Une jeune photographe très ancrée dans les salons artistes / révolutionnaires, est abordée un soir par une mystérieuse femme, riche et solitaire. Dès lors, plus rien ne va. Son appareil photo semble devenu une arme mortelle, elle est hantée par des rêves qu'on croirait écrits à quatre mains par Freud et Jess Franco, et se sent attirée irrésistiblement par la vieille femme.
Sur ce point de départ assez simple, Baba Yaga développe un scénario plein de surprises, qui nous trimbale aux quatre coins des fantaisies de l'auteur. Cela commence comme un décalque pop de Blow Up, et ça finit comme un Elvifrance (bondage et flagellation compris), en passant par le film social ou l'épouvante gothique. Loin de fatiguer, ce petit jeu constant avec les attentes dynamise un récit en fin de compte assez sommaire, mais porté par des personnages et acteurs attachants (George Eastman en tête, qui prouve encore une fois son réel talent d'acteur).
En parlant de dynamisme, impossible de ne pas citer le montage remarquable du film, qui, lors des visions oniriques de l'héroïne, mêle clichés instantanés, relectures de scènes passées, extraits de la BD originale*, etc... pour un résultat percutant et intriguant.

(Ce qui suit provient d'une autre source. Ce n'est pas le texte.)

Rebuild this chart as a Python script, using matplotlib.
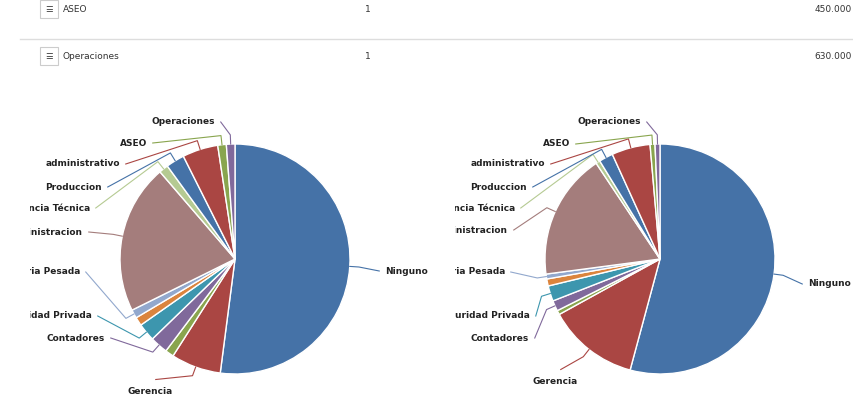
import numpy as np
import matplotlib.pyplot as plt
from matplotlib.lines import Line2D

# --- datos ---
categorias = ["Ninguno", "Gerencia", "", "Contadores", "Seguridad Privada", "",
              "Maquinaria Pesada", "Administracion", "Asistencia Técnica",
              "Produccion", "administrativo", "ASEO", "Operaciones"]
valores_izq = [52, 7, 1.2, 2.5, 2.5, 1.2, 1.2, 21, 1.3, 2.6, 5, 1.2, 1.2]
valores_der = [55, 13, 0.6, 1.5, 2.2, 1.0, 0.7, 18, 0.6, 2.0, 5.5, 0.7, 0.7]
colores = ['#4572A7', '#AA4643', '#89A54E', '#80699B', '#3D96AE', '#DB843D',
           '#92A8CD', '#A47D7C', '#B5CA92', '#4572A7', '#AA4643', '#89A54E', '#80699B']

tabla_nombres = ["ASEO", "Operaciones"]
tabla_cant = ["1", "1"]
tabla_total = ["450.000", "630.000"]

# posiciones de etiquetas (pixeles): (x, y, alineacion)
etq_izq = [(385, 271, 'left'), (150, 391, 'center'), None, (105, 338, 'right'),
           (92, 316, 'right'), None, (80, 272, 'right'), (83, 232, 'right'),
           (90, 208, 'right'), (102, 187, 'right'), (120, 164, 'right'),
           (147, 143, 'right'), (215, 122, 'right')]
etq_der = [(808, 284, 'left'), (555, 381, 'center'), None, (529, 338, 'right'),
           (530, 316, 'right'), None, (505, 272, 'right'), (508, 230, 'right'),
           (515, 208, 'right'), (527, 187, 'right'), (545, 164, 'right'),
           (570, 144, 'right'), (641, 122, 'right')]

W, H = 854, 411
fig = plt.figure(figsize=(W / 100, H / 100), dpi=100)

# --- tabla superior ---
for i, (n, c, t) in enumerate(zip(tabla_nombres, tabla_cant, tabla_total)):
    y = 1 - (9 + 47 * i) / H
    fig.patches.append(plt.Rectangle(((40) / W, y - 9 / H), 18 / W, 18 / H,
                                     transform=fig.transFigure, fc='white',
                                     ec='#cccccc', lw=0.8))
    fig.text(49 / W, y, "\u2630", fontsize=6, ha='center', va='center', color='#333')
    fig.text(63 / W, y, n, fontsize=6.5, va='center', color='#333')
    fig.text(368 / W, y, c, fontsize=6.5, va='center', ha='center', color='#333')
    fig.text(852 / W, y, t, fontsize=6.5, va='center', ha='right', color='#333')
fig.add_artist(Line2D([20 / W, 1], [1 - 39 / H] * 2, color='#dddddd', lw=1,
                      transform=fig.transFigure))


def dibujar_pie(cx, cy, valores, etiquetas, x_ini, x_fin):
    r = 115
    ax = fig.add_axes([x_ini / W, 0, (x_fin - x_ini) / W, 1])
    ax.axis('off')
    wedges, _ = ax.pie(valores, colors=colores, startangle=90, counterclock=False,
                       wedgeprops=dict(edgecolor='white', linewidth=1))
    ax.set_aspect('auto')
    ax.set_xlim((x_ini - cx) / r, (x_fin - cx) / r)
    ax.set_ylim((cy - H) / r, cy / r)
    for w, col, nombre, pos in zip(wedges, colores, categorias, etiquetas):
        if pos is None:
            continue
        a = np.deg2rad((w.theta1 + w.theta2) / 2)
        x0, y0 = np.cos(a), np.sin(a)
        tx, ty, ha = (pos[0] - cx) / r, (cy - pos[1]) / r, pos[2]
        if ha == 'center':
            lx, ly = tx + 0.05, ty + 0.1
        elif ha == 'left':
            lx, ly = tx - 0.05, ty
        else:
            lx, ly = tx + 0.05, ty
        ax.plot([x0, x0 * 1.08, lx], [y0, y0 * 1.08, ly], color=col, lw=0.8)
        ax.text(tx, ty, nombre, ha=ha, va='center', fontsize=6.5,
                fontweight='bold', color='#222', clip_on=True)


dibujar_pie(235, 259, valores_izq, etq_izq, 30, 440)
dibujar_pie(660, 259, valores_der, etq_der, 455, W)

fig.savefig("out.png", dpi=100)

La musique, signée Piero Umiliani, grand artisan des bandes originales italiennes de l'époque, oscillant entre groove et stridence contribue également à ce sentiment d'instabilité permanente.
Foutraque et réjouissant autant que méconnu, Baba Yaga est un vrai plaisir pour les érotomanes et cinéphiles de tout crin, laissant beaucoup de questions en suspens (pourquoi des nazies dans les visions de l'héroïne ?), sans pour autant créer de frustration, tant on touche presque ici au surréalisme.
*Le film ne s'inspire pas vraiment du mythe russe de la sorcière Baba Yaga, mais de la bande-dessinée de l'un des plus fameux représentants des fumetti italiens, Guido Crepax, dont les superbes planches parsèment le film.